Sicilian authorities are responding to a fashion for Cosa Nosta T-shirts with a new clothing brand which insists "The Mafia is Disgusting". A number of shops have recently started selling tops that play on the island's notorious links with the Mob, rather than playing them down.
Retailers say they are particularly popular with foreign tourists.
One of the best sellers boldly states 'Mafia - Made in Italy'.
Local politicians are dismayed at the trend and the Sicilian Regional Government is hitting back via T-shirts with "La mafia fa Schifo" (The Mafia is Disgusting) emblazoned on the front. The tops will be produced by an Italian firm called Ardita.

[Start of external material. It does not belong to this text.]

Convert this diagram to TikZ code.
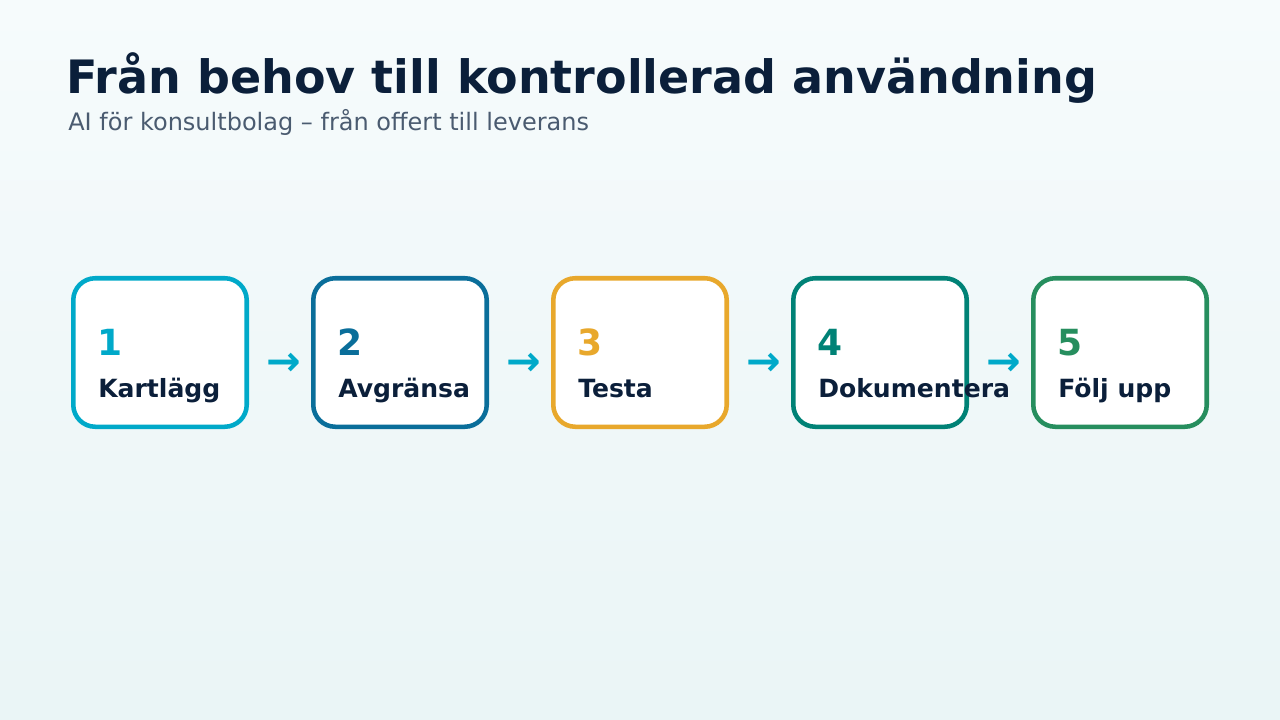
\documentclass[tikz,border=0pt]{standalone}
\usepackage{fontspec}
\setmainfont{DejaVu Sans}
\definecolor{bgtop}{HTML}{F6FBFC}
\definecolor{bgbot}{HTML}{EAF5F6}
\definecolor{navy}{HTML}{0B1F3A}
\definecolor{subgray}{HTML}{4A5B70}
\definecolor{cA}{HTML}{00A9C9}
\definecolor{cB}{HTML}{0A6E9A}
\definecolor{cC}{HTML}{E8A82C}
\definecolor{cD}{HTML}{008276}
\definecolor{cE}{HTML}{268E5E}
\tikzset{
  stepbox/.style={draw, fill=white, line width=3.4pt, rounded corners=16.5pt,
    minimum width=130.1pt, minimum height=111.4pt, inner sep=0pt},
  numtxt/.style={anchor=base west, inner sep=0pt, font=\fontsize{27}{30}\selectfont\bfseries},
  lbltxt/.style={anchor=base west, inner sep=0pt, text=navy, font=\fontsize{18.8}{22}\selectfont\bfseries},
  arrtxt/.style={anchor=base, inner sep=0pt, text=cA, font=\fontsize{31}{34}\selectfont\bfseries}
}
\begin{document}
\begin{tikzpicture}[x=0.75pt,y=-0.75pt]
\useasboundingbox (0,0) rectangle (1280,720);
\shade[top color=bgtop, bottom color=bgbot] (0,0) rectangle (1280,720);
\node[anchor=base west, inner sep=0pt, text=navy, font=\fontsize{34.5}{40}\selectfont\bfseries] (title) at (66,94) {Från behov till kontrollerad användning};
\node[anchor=base west, inner sep=0pt, text=subgray, font=\fontsize{18}{22}\selectfont] (sub) at (68,131) {AI för konsultbolag – från offert till leverans};
\foreach \i/\c/\n/\t in {0/cA/1/Kartlägg, 1/cB/2/Avgränsa, 2/cC/3/Testa, 3/cD/4/Dokumentera, 4/cE/5/Följ upp}{
  \node[stepbox, draw=\c] (box\n) at (160+240*\i, 352.5) {};
  \node[numtxt, text=\c] (num\n) at (97.5+240*\i, 355) {\n};
  \node[lbltxt] (lbl\n) at (98+240*\i, 397) {\t};
}
\foreach \i in {1,2,3,4}{
  \node[arrtxt] (arr\i) at (284+240*\i-240, 375) {→};
}
\end{tikzpicture}
\end{document}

At the launch of the initiative, Sicily's Governor Salvatore Cuffaro said he hopes to involve other firms in the production of the anti-Mob items.
He explained that the "La mafia fa Schifo" logo will be granted free to any firm that wants to use it, as long as a slice of the sales revenues goes to charity. As well as the Mafia T-shirts sold in shops, an internet retailer specializing in Cosa Nosta-wear recently started doing business too.
They come in a wide variety of colours and designs with different cuts for men and women. The 2006 spring-summer collection features a top that
reads "Cosa Nostra Boss - Since 1919". Another, which features a man kneeling with gun in hand, reads "Just for Lucre".
The site argues that the goods do not glorify the organized-crime world, but take an "ironic look at the stereotypes that form the tissue of the Italian way of life." Centre-left MP Franco Piro and Senator Giuseppe Di Lello are not convinced and say they are going to make a formal request to the authorities to stop the T-shirts being sold.
Italians have become accustomed to the rest of the world's fascination with the traditional Sicilian Mob, but they usually avoid buying into it.
The release of a videogame called Mafia, in which players can kill rival bosses and set up protection rackets, caused outrage in 2004 and the Sicilian government entered the fray that time too.
Maria Falcone, sister of a Mafia investigator killed by the Mob a decade ago, described the idea of a game glorifying the violence of Cosa Nostra as "abhorrent". Similar protests were heard in November 2005 when a German-based company released a third CD of so-called 'Mafia music'.
The company's CDs are basically collections of southern Italian folk songs performed by various little known local artists and loosely inspired by the 'ndrangheta, the Calabrian mafia. The new album - entitled Le Canzoni dell'Onorata Societa (Songs of the Honoured Society) - has on its cover a picture of a male figure playing a guitar while a revolver sits on a sideboard.